How The Hell Do We Get Out Of Here??

When I first became disabled, it took some time to get socially adjusted. Before going out somewhere, I had to consider scenarios I never had to before.

Does the location I’m going to have steps? If so, do they have a wheelchair ramp? I know they have an escalator, but do they have an elevator?

I’m a big fan of movies. A good movie can tell a story so well you feel as if you are a character within it. And storytelling is something I enjoy on the telling end and the listening end.

Sometime in the first year I was injured, my sister and I went to the movies for a Sunday matinee. When we arrived, the mall the movie theater was in was open. When the movie was over, however, the mall was closed. It was Sunday, so it closed earlier than usual.

This posed a problem. We had parked on the opposite end of the mall from where the theaters were because we did some shopping before the movie.

There was an exit available for people leaving the theater after mall hours, but we couldn’t use it because it was too far away from our car.

We were literally parked on the other side of a very large mall. Walking around the mall via the parking lot would have been extremely long but possible.

With my wheelchair, however, we were in trouble. Parts of the parking lot had landscaped areas my wheelchair simply couldn’t get through.

We snuck through the security barricade, meant to stop people leaving the theater from wandering the empty mall and began wandering the empty mall! We were looking for a way out.

Every single store was closed. Even the anchor stores like JCPenney, Sears and Macys were locked up like Fort Knox. We were simply looking for an exit, closer to the car. It was looking as if we were screwed.

We decided to walk back to the theater exit. My sister would have to take the long walk to the car alone and drive it to the entrance where I would be.

We had to walk the entire length of the mall inside again.  Just when we were approaching the hallway to the movie theaters, we encountered a gate, floor to ceiling.  It was late enough that the theater area was now closed.

In the beginning of all this, we were hoping to not meet up with a security guard. Now, we prayed for one.  We didn’t care about getting in trouble… We just wanted out!

We started wandering back through the mall, looking for any type of exit, or something that looked like it could lead to an exit.

Toward the end of the mall, on the opposite end of the theaters, we came across a hallway. I had noticed it before, but thought it led to public bathrooms or mall offices.  We walked down it to investigate.

We came upon a freight elevator. It was huge. But as best we could figure, if it opened to the parking lot, we would be able to get to our car.

We looked at each other and hit the silver button next to the door. I was shocked when it opened. It was completely filthy, and you could have easily fit a few cars in it.  But it was a possible way out.

We got in. Before we pushed the button to close the door, it occurred to us we could possibly get stuck in here, or worse.  We had no idea how often the freight elevator was used or if it went to a basement or storage area of the mall, dark and dirty, just like the ghastly thing we were in.

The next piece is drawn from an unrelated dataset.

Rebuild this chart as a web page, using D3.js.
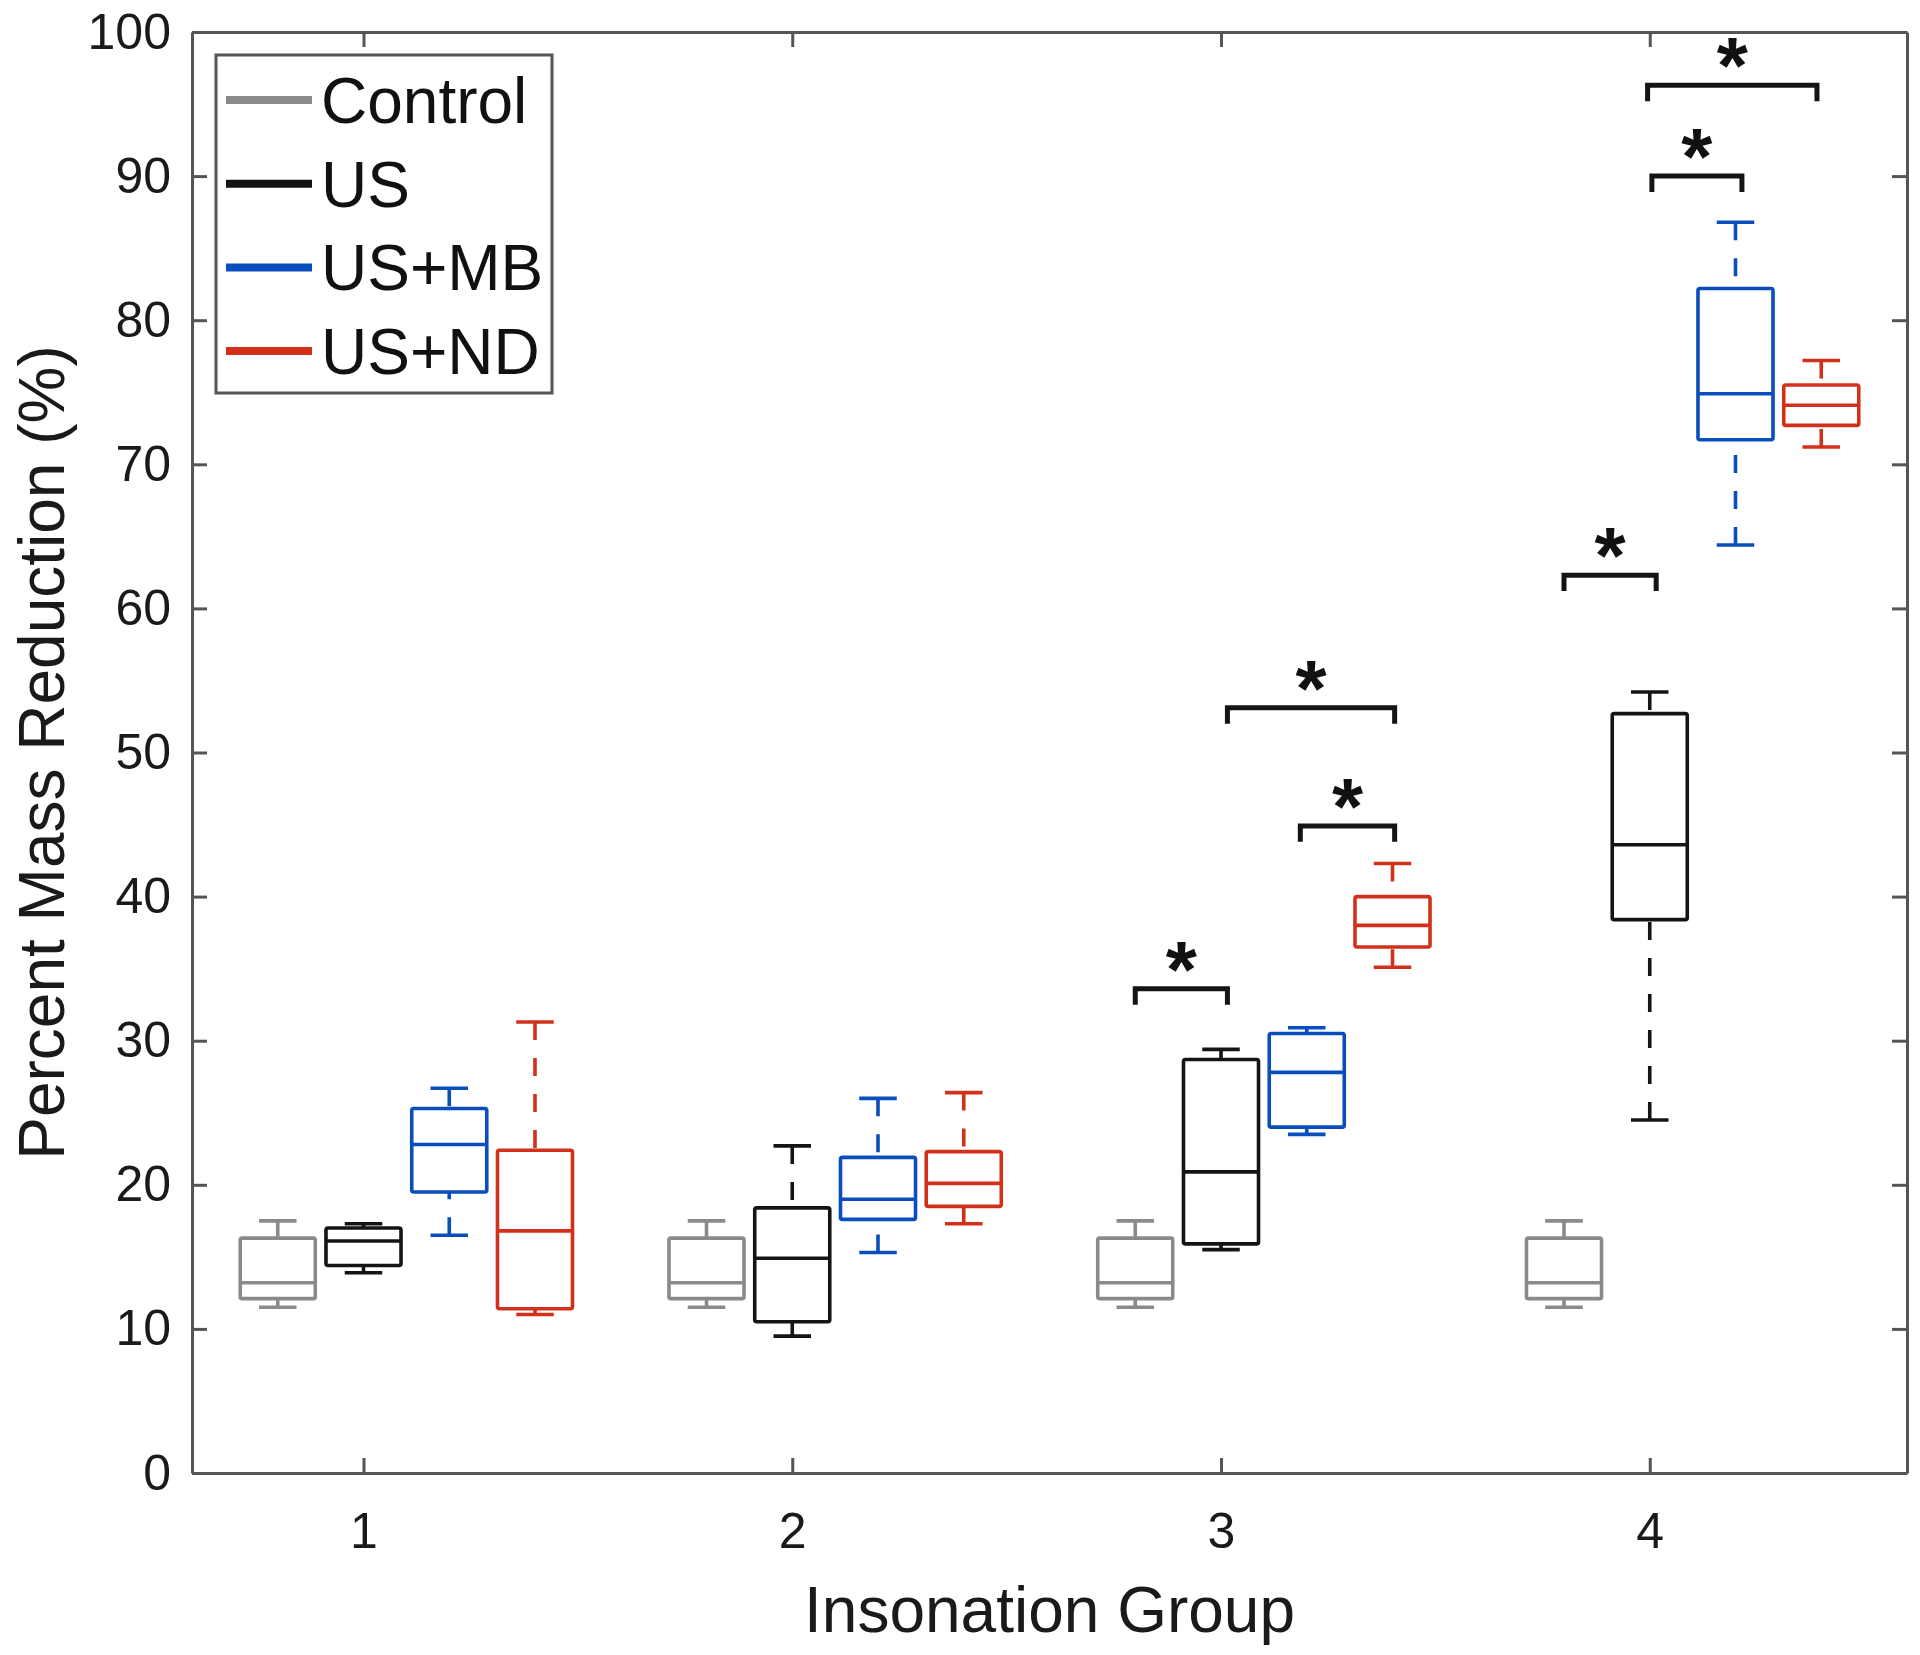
<!DOCTYPE html>
<html>
<head>
<meta charset="utf-8">
<script src="https://cdn.jsdelivr.net/npm/d3@7"></script>
<style>
  html, body { margin: 0; padding: 0; background: #fff; }
  text { font-family: "Liberation Sans", Arial, Helvetica, sans-serif; }
</style>
</head>
<body>
<svg id="chart" width="1920" height="1655"></svg>
<script>
// insonation groups and series
var groups = [1, 2, 3, 4];
var seriesNames = ["Control", "US", "US+MB", "US+ND"];
var seriesOffsets = [-0.2, 0, 0.2, 0.4];
var seriesColors = ["#8a8a8a", "#141414", "#0a4dbd", "#d2301a"];

// box stats per group: [lower whisker, q1, median, q3, upper whisker]
var controlStats = [
  [11.5, 12.1, 13.2, 16.3, 17.5],
  [11.5, 12.1, 13.2, 16.3, 17.5],
  [11.5, 12.1, 13.2, 16.3, 17.5],
  [11.5, 12.1, 13.2, 16.3, 17.5]
];
var usStats = [
  [13.9, 14.4, 16.1, 17.0, 17.3],
  [9.5, 10.5, 14.9, 18.4, 22.7],
  [15.5, 15.9, 20.9, 28.7, 29.4],
  [24.5, 38.4, 43.6, 52.7, 54.2]
];
var usMbStats = [
  [16.5, 19.5, 22.8, 25.3, 26.7],
  [15.3, 17.6, 19.0, 21.9, 26.0],
  [23.5, 24.0, 27.8, 30.5, 30.9],
  [64.4, 71.7, 74.9, 82.2, 86.8]
];
var usNdStats = [
  [11.0, 11.4, 16.8, 22.4, 31.3],
  [17.3, 18.5, 20.1, 22.3, 26.4],
  [35.1, 36.5, 38.0, 40.0, 42.3],
  [71.2, 72.7, 74.1, 75.5, 77.2]
];
var allStats = [controlStats, usStats, usMbStats, usNdStats];

// significance brackets: [x start, x end, level]
var brackets = [
  [2.80, 3.015, 33.6],
  [3.015, 3.405, 53.1],
  [3.185, 3.405, 44.9],
  [3.80, 4.015, 62.3],
  [4.005, 4.215, 90.0],
  [3.995, 4.39, 96.3]
];

var yTicks = [0, 10, 20, 30, 40, 50, 60, 70, 80, 90, 100];

var svg = d3.select("#chart");
var x = d3.scaleLinear().domain([0.6, 4.6]).range([192, 1907]);
var y = d3.scaleLinear().domain([0, 100]).range([1473, 32]);
var axisColor = "#555";
var boxWidth = 0.175;
var legLength = 1.1;

svg.append("rect").attr("width", 1920).attr("height", 1655).attr("fill", "#fff");

// axes
function styleAxis(g) {
  g.selectAll("path, line").attr("stroke", axisColor).attr("stroke-width", 3);
  g.selectAll("text")
    .attr("fill", "#1a1a1a")
    .style("font-size", "50px")
    .style("font-family", "'Liberation Sans', Arial, sans-serif");
}

svg.append("g")
  .attr("transform", "translate(0," + y(0) + ")")
  .call(d3.axisBottom(x).tickValues(groups).tickFormat(d3.format("d"))
    .tickSizeInner(-15).tickSizeOuter(0).tickPadding(39))
  .call(styleAxis);
svg.append("g")
  .attr("transform", "translate(0," + y(100) + ")")
  .call(d3.axisTop(x).tickValues(groups).tickFormat("")
    .tickSizeInner(-15).tickSizeOuter(0))
  .call(styleAxis);
svg.append("g")
  .attr("transform", "translate(" + x(0.6) + ",0)")
  .call(d3.axisLeft(y).tickValues(yTicks).tickFormat(d3.format("d"))
    .tickSizeInner(-15).tickSizeOuter(0).tickPadding(21))
  .call(styleAxis);
svg.append("g")
  .attr("transform", "translate(" + x(4.6) + ",0)")
  .call(d3.axisRight(y).tickValues(yTicks).tickFormat("")
    .tickSizeInner(-15).tickSizeOuter(0))
  .call(styleAxis);

// axis titles
svg.append("text")
  .attr("x", (x(0.6) + x(4.6)) / 2)
  .attr("y", 1632)
  .attr("text-anchor", "middle")
  .attr("fill", "#1a1a1a")
  .style("font-size", "64px")
  .text("Insonation Group");
svg.append("text")
  .attr("transform", "translate(64," + (y(0) + y(100)) / 2 + ") rotate(-90)")
  .attr("text-anchor", "middle")
  .attr("fill", "#1a1a1a")
  .style("font-size", "64px")
  .text("Percent Mass Reduction (%)");

// boxes
var boxData = [];
allStats.forEach(function(stats, s) {
  stats.forEach(function(v, gi) {
    boxData.push({ pos: groups[gi] + seriesOffsets[s], v: v, color: seriesColors[s] });
  });
});

var boxes = svg.append("g").selectAll("g.box").data(boxData).enter()
  .append("g").attr("class", "box")
  .attr("fill", "none")
  .attr("stroke-width", 3.6)
  .attr("stroke", function(d) { return d.color; });

// whiskers, drawn from the caps toward the box
boxes.append("line")
  .attr("x1", function(d) { return x(d.pos); })
  .attr("x2", function(d) { return x(d.pos); })
  .attr("y1", function(d) { return y(d.v[4]); })
  .attr("y2", function(d) { return y(d.v[3]); })
  .attr("stroke-dasharray", "18,18");
boxes.append("line")
  .attr("x1", function(d) { return x(d.pos); })
  .attr("x2", function(d) { return x(d.pos); })
  .attr("y1", function(d) { return y(d.v[0]); })
  .attr("y2", function(d) { return y(d.v[1]); })
  .attr("stroke-dasharray", "18,18");
// caps
[0, 4].forEach(function(k) {
  boxes.append("line")
    .attr("x1", function(d) { return x(d.pos - boxWidth / 4); })
    .attr("x2", function(d) { return x(d.pos + boxWidth / 4); })
    .attr("y1", function(d) { return y(d.v[k]); })
    .attr("y2", function(d) { return y(d.v[k]); });
});
boxes.append("rect")
  .attr("x", function(d) { return x(d.pos - boxWidth / 2); })
  .attr("width", x(boxWidth) - x(0))
  .attr("y", function(d) { return y(d.v[3]); })
  .attr("height", function(d) { return y(d.v[1]) - y(d.v[3]); })
  .attr("rx", 2)
  .attr("stroke-linejoin", "round");
boxes.append("line")
  .attr("x1", function(d) { return x(d.pos - boxWidth / 2); })
  .attr("x2", function(d) { return x(d.pos + boxWidth / 2); })
  .attr("y1", function(d) { return y(d.v[2]); })
  .attr("y2", function(d) { return y(d.v[2]); });

// significance brackets
var sig = svg.append("g").selectAll("g.sig").data(brackets).enter()
  .append("g").attr("class", "sig");
sig.append("path")
  .attr("fill", "none")
  .attr("stroke", "#141414")
  .attr("stroke-width", 5)
  .attr("d", function(b) {
    return d3.line()([
      [x(b[0]), y(b[2] - legLength)],
      [x(b[0]), y(b[2])],
      [x(b[1]), y(b[2])],
      [x(b[1]), y(b[2] - legLength)]
    ]);
  });
sig.append("text")
  .attr("x", function(b) { return x((b[0] + b[1]) / 2); })
  .attr("y", function(b) { return y(b[2]) + 8; })
  .attr("text-anchor", "middle")
  .attr("fill", "#111")
  .style("font-size", "80px")
  .style("font-weight", "bold")
  .text("*");

// legend
var legend = svg.append("g");
legend.append("rect")
  .attr("x", 216).attr("y", 55).attr("width", 336).attr("height", 338)
  .attr("fill", "#fff").attr("stroke", axisColor).attr("stroke-width", 3);
var rows = legend.selectAll("g.row").data(seriesNames).enter()
  .append("g").attr("class", "row")
  .attr("transform", function(d, i) { return "translate(0," + (100 + i * 83.7) + ")"; });
rows.append("line")
  .attr("x1", 226).attr("x2", 312)
  .attr("stroke-width", 8)
  .attr("stroke", function(d, i) { return seriesColors[i]; });
rows.append("text")
  .attr("x", 321).attr("y", 23)
  .attr("fill", "#111")
  .style("font-size", "64px")
  .text(function(d) { return d; });
</script>
</body>
</html>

We closed the door and pushed the only other button there was. We held our breath as the massive elevator started moving. It was so big, I couldn’t tell if we were going up or down. Due to the location we thought we were in, we prayed for down.

It stopped and the doors opened to outside. In the empty parking lot, we could see our car.  It was a long walk away, but it was a flat one. Hallelujah!

If you have a disability or a special need of any kind, a little planning goes a long way.  I’m all for spontaneity, but I also don’t relish having to use a freight elevator littered with banana peels and industrial garbage bags to leave the movies.